-- start Supplied information --
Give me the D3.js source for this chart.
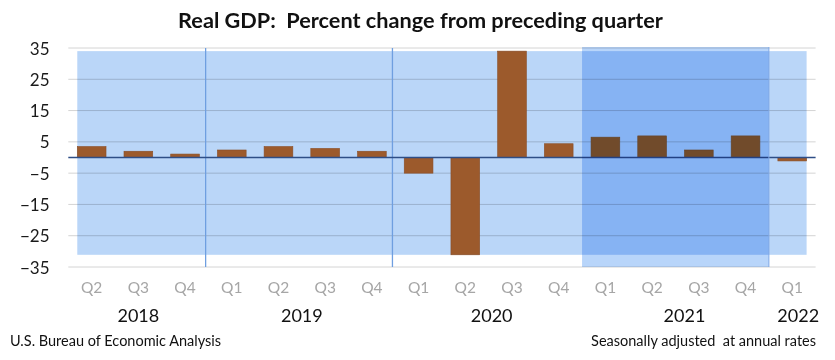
<!DOCTYPE html>
<html>
<head>
<meta charset="utf-8">
<script src="https://cdn.jsdelivr.net/npm/d3@7"></script>
<style>
  html, body { margin: 0; padding: 0; background: #fff; }
  svg { display: block; font-family: Lato, "Open Sans", sans-serif; }
</style>
</head>
<body>
<svg id="chart" width="835" height="360"></svg>
<script>
// ---- data ----
const quarters = ["Q2","Q3","Q4","Q1","Q2","Q3","Q4","Q1","Q2","Q3","Q4","Q1","Q2","Q3","Q4","Q1"];
const years    = ["2018","2018","2018","2019","2019","2019","2019","2020","2020","2020","2020","2021","2021","2021","2021","2022"];
const gdpChange = [3.5, 2.0, 1.1, 2.4, 3.5, 2.9, 2.0, -5.0, -31.1, 34.0, 4.4, 6.5, 6.9, 2.4, 6.9, -1.1];
const yTicks = [35, 25, 15, 5, -5, -15, -25, -35];
const yearLabels = ["2018","2019","2020","2021","2022"];
const highlightYear = "2021";
const title = "Real GDP:  Percent change from preceding quarter";
const sourceNote = "U.S. Bureau of Economic Analysis";
const rateNote = "Seasonally adjusted  at annual rates";

// ---- layout ----
const svg = d3.select("#chart");
const keys = quarters.map((q, i) => i);
const x = d3.scaleBand().domain(keys).range([68.3, 815.6]).paddingInner(0.385).paddingOuter(0.1925);
const y = d3.scaleLinear().domain([-35, 35]).range([267, 48]);
const step = x.step();
const left = x(0) - x.paddingOuter() * step;
const right = x(keys.length - 1) + x.bandwidth() + x.paddingOuter() * step;

// gridlines
svg.append("g").selectAll("line").data(yTicks).join("line")
  .attr("x1", left).attr("x2", right)
  .attr("y1", d => y(d)).attr("y2", d => y(d))
  .attr("stroke", "#D4D4D4").attr("stroke-width", 1);

// light background band (covers data range)
const yMax = d3.max(gdpChange), yMin = d3.min(gdpChange);
svg.append("rect")
  .attr("x", x(0)).attr("width", x(keys.length - 1) + x.bandwidth() - x(0))
  .attr("y", y(yMax)).attr("height", y(yMin) - y(yMax))
  .attr("fill", "#BAD6F8")
  .style("mix-blend-mode", "multiply");

// year separators
const firstIdx = yearLabels.map(yr => years.indexOf(yr));
const lastIdx = yearLabels.map(yr => years.lastIndexOf(yr));
const sepIdx = [firstIdx[1], firstIdx[2]];
svg.append("g").selectAll("line").data(sepIdx).join("line")
  .attr("x1", i => x(i) - x.paddingInner() * step / 2 - 2.8)
  .attr("x2", i => x(i) - x.paddingInner() * step / 2 - 2.8)
  .attr("y1", y(35)).attr("y2", y(-35))
  .attr("stroke", "#6F9FE0").attr("stroke-width", 1.3);

// bars
svg.append("g").selectAll("rect").data(gdpChange).join("rect")
  .attr("x", (d, i) => x(i))
  .attr("width", x.bandwidth())
  .attr("y", d => y(Math.max(0, d)))
  .attr("height", d => Math.abs(y(d) - y(0)))
  .attr("fill", "#9C5A2C")
  .attr("stroke", "#8A4E26").attr("stroke-width", 0.6);

// zero line
svg.append("line")
  .attr("x1", left).attr("x2", right)
  .attr("y1", y(0)).attr("y2", y(0))
  .attr("stroke", "#2E4E86").attr("stroke-width", 1.6);

// highlight band for 2021
const hi = yearLabels.indexOf(highlightYear);
const hx0 = x(firstIdx[hi]) - x.paddingInner() * step / 2;
const hx1 = x(lastIdx[hi]) + x.bandwidth() + x.paddingInner() * step / 2;
svg.append("rect")
  .attr("x", hx0).attr("width", hx1 - hx0)
  .attr("y", y(35) - 1).attr("height", y(-35) - y(35) + 1)
  .attr("fill", "#B8D5FA")
  .style("mix-blend-mode", "multiply");
svg.append("line")
  .attr("x1", hx1).attr("x2", hx1).attr("y1", y(35) - 1).attr("y2", y(-35))
  .attr("stroke", "#7FA8E6").attr("stroke-width", 1);

// y axis labels
const yAxis = d3.axisLeft(y).tickValues(yTicks).tickSize(0).tickPadding(0);
const ya = svg.append("g").attr("transform", "translate(49.5,0)").call(yAxis);
ya.select(".domain").remove();
ya.selectAll("text").attr("font-size", 17).attr("fill", "#1a1a1a")
  .attr("font-family", "Lato, sans-serif").attr("dy", "0.36em");

// quarter labels
const xAxis = d3.axisBottom(x).tickFormat(i => quarters[i]).tickSize(0).tickPadding(0);
const xa = svg.append("g").attr("transform", "translate(0,282)").call(xAxis);
xa.select(".domain").remove();
xa.selectAll("text").attr("font-size", 15.5).attr("fill", "#A6A6A6")
  .attr("font-family", "Lato, sans-serif").attr("dy", "0.72em");

// year labels
const yearDx = {"2018": 0, "2019": 0, "2020": 3, "2021": 9, "2022": 6};
svg.append("g").selectAll("text").data(yearLabels).join("text")
  .attr("x", (yr, k) => (x(firstIdx[k]) + x(lastIdx[k]) + x.bandwidth()) / 2 + yearDx[yr])
  .attr("y", 322)
  .attr("text-anchor", "middle")
  .attr("font-size", 18).attr("fill", "#111")
  .text(d => d);

// title
svg.append("text")
  .attr("x", 420.5).attr("y", 28)
  .attr("text-anchor", "middle")
  .attr("font-size", 21.7).attr("font-weight", "bold").attr("fill", "#111")
  .style("white-space", "pre").attr("xml:space", "preserve")
  .text(title);

// footers
svg.append("text").attr("x", 10).attr("y", 346)
  .attr("font-size", 14.5).attr("fill", "#111").text(sourceNote);
svg.append("text").attr("x", 816).attr("y", 346).attr("text-anchor", "end")
  .attr("font-size", 14.5).attr("fill", "#111")
  .style("white-space", "pre").attr("xml:space", "preserve")
  .text(rateNote);
</script>
</body>
</html>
-- end Supplied information --
Task prompt: List each line in the listing that contains the string "chart".

Answer to the task:
Give me the D3.js source for this chart.
<svg id="chart" width="835" height="360"></svg>
const svg = d3.select("#chart");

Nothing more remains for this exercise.